Anonymous wrote:Anonymous wrote:I loved my experience at a black college that was close to home but wonder what life would be like had I gone Ivy instead of turning them down due to being uncomfortable with moving so far away from home and my desire to experience not being a minority for a change. The college I chose did do wonders for my self confidence and was a nurturing place to grow into an adult and fostered pride I never had before in being Black. I know that was invaluable in shaping who I am today but I still always wonder ....what if.
On the flip side, I sometimes wish I had gone to an HBCU for the exact reasons you mentioned. Those grads exude a sense of confidence and poise that has always impressed me. They also take such pride in their alma mater - returning for Homecoming etc, whereas I haven't stepped foot on my campus since I graduated.
Anonymous wrote:I loved my experience at a black college that was close to home but wonder what life would be like had I gone Ivy instead of turning them down due to being uncomfortable with moving so far away from home and my desire to experience not being a minority for a change.
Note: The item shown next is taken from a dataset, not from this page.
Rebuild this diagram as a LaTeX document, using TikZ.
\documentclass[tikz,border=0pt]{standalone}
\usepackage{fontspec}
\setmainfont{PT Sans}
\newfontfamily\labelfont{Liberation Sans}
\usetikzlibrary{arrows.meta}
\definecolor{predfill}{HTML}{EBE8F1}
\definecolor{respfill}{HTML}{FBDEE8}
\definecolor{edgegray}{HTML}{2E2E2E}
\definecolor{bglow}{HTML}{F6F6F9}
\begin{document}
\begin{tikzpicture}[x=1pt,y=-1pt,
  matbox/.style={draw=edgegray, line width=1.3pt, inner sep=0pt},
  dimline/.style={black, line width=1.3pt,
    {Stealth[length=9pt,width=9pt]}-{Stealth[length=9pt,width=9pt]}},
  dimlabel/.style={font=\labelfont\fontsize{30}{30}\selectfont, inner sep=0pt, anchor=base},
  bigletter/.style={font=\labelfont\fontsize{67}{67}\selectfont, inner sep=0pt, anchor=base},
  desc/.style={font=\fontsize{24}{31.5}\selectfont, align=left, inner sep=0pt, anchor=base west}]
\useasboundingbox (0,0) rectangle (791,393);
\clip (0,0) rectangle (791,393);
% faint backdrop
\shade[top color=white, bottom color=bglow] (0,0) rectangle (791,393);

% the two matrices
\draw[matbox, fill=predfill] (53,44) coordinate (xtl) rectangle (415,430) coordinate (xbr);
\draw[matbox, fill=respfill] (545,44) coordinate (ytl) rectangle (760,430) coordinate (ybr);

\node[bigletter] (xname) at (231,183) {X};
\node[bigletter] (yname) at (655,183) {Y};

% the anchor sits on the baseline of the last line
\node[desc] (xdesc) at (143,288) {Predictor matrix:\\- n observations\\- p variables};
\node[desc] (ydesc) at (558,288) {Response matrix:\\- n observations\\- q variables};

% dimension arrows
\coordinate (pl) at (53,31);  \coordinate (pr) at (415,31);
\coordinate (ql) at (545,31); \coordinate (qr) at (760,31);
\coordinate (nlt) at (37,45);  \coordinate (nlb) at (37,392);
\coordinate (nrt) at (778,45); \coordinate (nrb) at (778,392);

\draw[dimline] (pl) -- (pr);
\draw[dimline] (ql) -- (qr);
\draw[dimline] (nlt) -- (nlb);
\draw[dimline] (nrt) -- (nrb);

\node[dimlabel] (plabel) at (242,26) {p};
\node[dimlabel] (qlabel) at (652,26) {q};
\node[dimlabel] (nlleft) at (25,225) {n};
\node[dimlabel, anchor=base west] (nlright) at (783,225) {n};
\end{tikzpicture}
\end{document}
The college I chose did do wonders for my self confidence and was a nurturing place to grow into an adult and fostered pride I never had before in being Black. I know that was invaluable in shaping who I am today but I still always wonder ....what if.
Anonymous wrote:23:23
I do not understand this post at all.
???
Anonymous wrote:Anonymous wrote:Law school.
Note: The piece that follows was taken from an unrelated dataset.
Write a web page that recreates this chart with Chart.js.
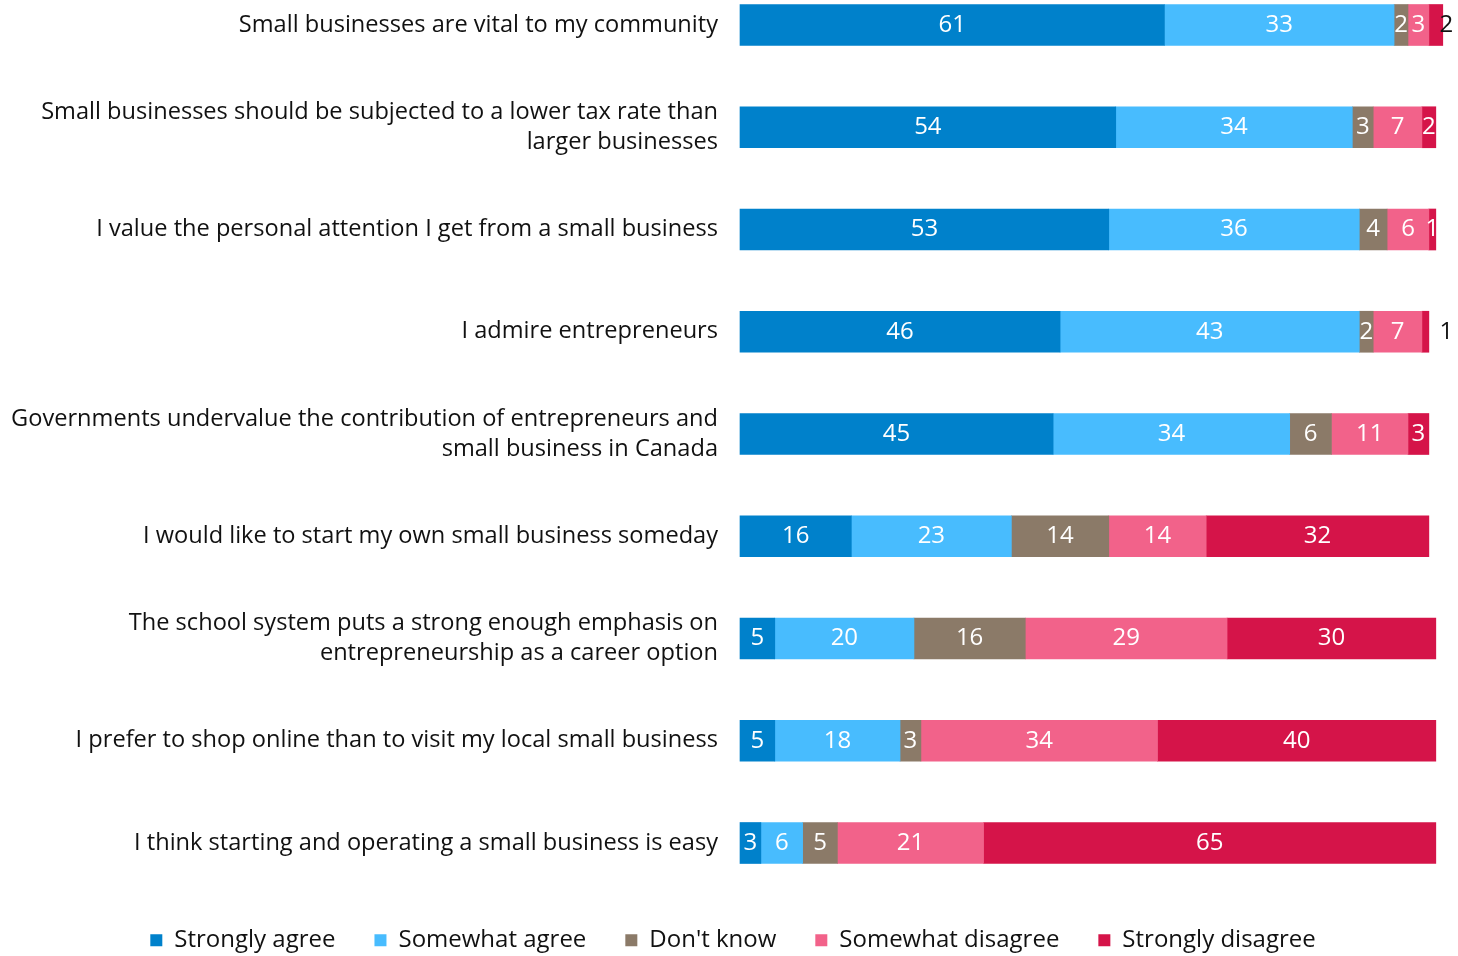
<!doctype html>
<html>
<head>
	<title>Small business attitudes</title>
	<script src="https://cdn.jsdelivr.net/npm/chart.js@4.4.1/dist/chart.umd.min.js"></script>
	<style>
		body { margin: 0; background: #fff; }
		#container { width: 1458px; height: 956px; }
	</style>
</head>
<body>
	<div id="container"><canvas id="canvas"></canvas></div>
	<script>
		var statements = [
			'Small businesses are vital to my community',
			['Small businesses should be subjected to a lower tax rate than', 'larger businesses'],
			'I value the personal attention I get from a small business',
			'I admire entrepreneurs',
			['Governments undervalue the contribution of entrepreneurs and', 'small business in Canada'],
			'I would like to start my own small business someday',
			['The school system puts a strong enough emphasis on', 'entrepreneurship as a career option'],
			'I prefer to shop online than to visit my local small business',
			'I think starting and operating a small business is easy'
		];
		var stronglyAgree    = [61, 54, 53, 46, 45, 16, 5, 5, 3];
		var somewhatAgree    = [33, 34, 36, 43, 34, 23, 20, 18, 6];
		var dontKnow         = [2, 3, 4, 2, 6, 14, 16, 3, 5];
		var somewhatDisagree = [3, 7, 6, 7, 11, 14, 29, 34, 21];
		var stronglyDisagree = [2, 2, 1, 1, 3, 32, 30, 40, 65];

		// labels drawn to the right of the bar in black
		var outsideLabels = { '4-0': true, '4-3': true };

		var FONT = "'Open Sans', 'Noto Sans', sans-serif";

		var valueLabels = {
			id: 'valueLabels',
			afterDatasetsDraw: function (chart) {
				var ctx = chart.ctx;
				var xs = chart.scales.x;
				ctx.save();
				ctx.font = '500 24px ' + FONT;
				ctx.textAlign = 'center';
				ctx.textBaseline = 'middle';
				chart.data.datasets.forEach(function (ds, di) {
					var meta = chart.getDatasetMeta(di);
					meta.data.forEach(function (bar, i) {
						var v = ds.data[i];
						if (outsideLabels[di + '-' + i]) {
							ctx.fillStyle = '#111';
							ctx.fillText(v, xs.getPixelForValue(101.5), bar.y);
						} else {
							ctx.fillStyle = '#fff';
							ctx.fillText(v, (bar.x + bar.base) / 2, bar.y);
						}
					});
				});
				ctx.restore();
			}
		};

		var ctx = document.getElementById('canvas').getContext('2d');
		new Chart(ctx, {
			type: 'bar',
			data: {
				labels: statements,
				datasets: [
					{ label: 'Strongly agree', data: stronglyAgree, backgroundColor: '#0081CB' },
					{ label: 'Somewhat agree', data: somewhatAgree, backgroundColor: '#48BCFE' },
					{ label: "Don't know", data: dontKnow, backgroundColor: '#8B7A68' },
					{ label: 'Somewhat disagree', data: somewhatDisagree, backgroundColor: '#F2628A' },
					{ label: 'Strongly disagree', data: stronglyDisagree, backgroundColor: '#D51449' }
				]
			},
			options: {
				indexAxis: 'y',
				responsive: true,
				maintainAspectRatio: false,
				animation: false,
				layout: { padding: { left: 10, right: 2, top: 0, bottom: -12 } },
				datasets: { bar: { barThickness: 41, clip: false, borderWidth: 0 } },
				scales: {
					x: {
						stacked: true, min: 0, max: 102.9,
						display: false
					},
					y: {
						stacked: true,
						offset: false,
						border: { display: false },
						grid: { display: false, offset: false },
						ticks: {
							padding: 14,
							color: '#111',
							font: { family: FONT, size: 23.6, lineHeight: 1.27 }
						},
						afterFit: function (scale) {
							scale.width = 730;
							scale.paddingTop = 25;
							scale.paddingBottom = 113;
						}
					}
				},
				plugins: {
					tooltip: { enabled: false },
					legend: {
						position: 'bottom',
						title: {
							display: true,
							text: ' ',
							font: { size: 1 },
							padding: { top: 45, bottom: 0 }
						},
						labels: {
							boxWidth: 12,
							boxHeight: 12,
							padding: 39,
							color: '#111',
							font: { family: FONT, size: 24 }
						}
					}
				}
			},
			plugins: [valueLabels]
		});
	</script>
</body>
</html>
+1 (or plus 1,000,000 if I speak for all the others I know!)
Anonymous wrote:I regret that I ever met the man I later married.
Love the kid, though.
Anonymous wrote:Anonymous wrote:Cutting off my sister who had major issues- she was a very business smart/ successful- 300K salary but was a mess- she disowned her family- I was her last connection and she stood us up with BS excuse too many times so I told her I was done. It wasn't apparent to use but she was socially controlling with the family in her 20s and grew more so later on. It was like constantly being threatened if you do x you'll never hear from me again- and she really appeared not to care. Anyway- she committed suicide and no my parents are guardians for her messed up 16 year old. It has damaged our family "dynamics" - my mom and I were getting closer but when sister died she got nsty with me beyond belief- and for over a year. Not easy to have a mom telling you that you are crap constantly- before sis died I was so appreciated what I did- now it;s not enoug.
I'm sorry. Hugs.
Anonymous wrote:Anonymous wrote:Anonymous wrote:Anonymous wrote:Not being able to have a second child. I am so lucky to have DS, but I am an only, DH is an only with no living family to speak of, and I never imagined we would just have one. I regret not being able to parent more than one, and I regret that someday DS could be very alone in the world.
I'm sorry. Have you considered adoption?
Not the PP, but in the same situation, and although I realize your response was well-intentioned, it really is THE most aggravating question you can ask someone who wants more kids than they can have. Yes, we have all heard of and have considered adoption. We were not unaware of the concept of adoption before you brought it to our attention. I know you didn't mean it that way, but the question really comes across as condescending.
To be fair, your original post didn't say that you regretted not being able to have another bio child. You just talked about how you want to parent another and how your son will be all alone in the world.
Anonymous wrote:Anonymous wrote:Letting my kodakgallery account go inactive. All of my single fun life in my 20s in NYC was documented in photos saved on kodakgallery that were deleted. I feel like crying every time I think about it.
My kodack gallery was automatically switched to shutterfly a few months ago when kodack shut down. Maybe your pics are still out there
Anonymous wrote:Never finishing college. I dropped out to move back home to be close to my long distance boyfriend, he later cheated on my and we broke up.
Now I have to work as a nanny because I have no other skills.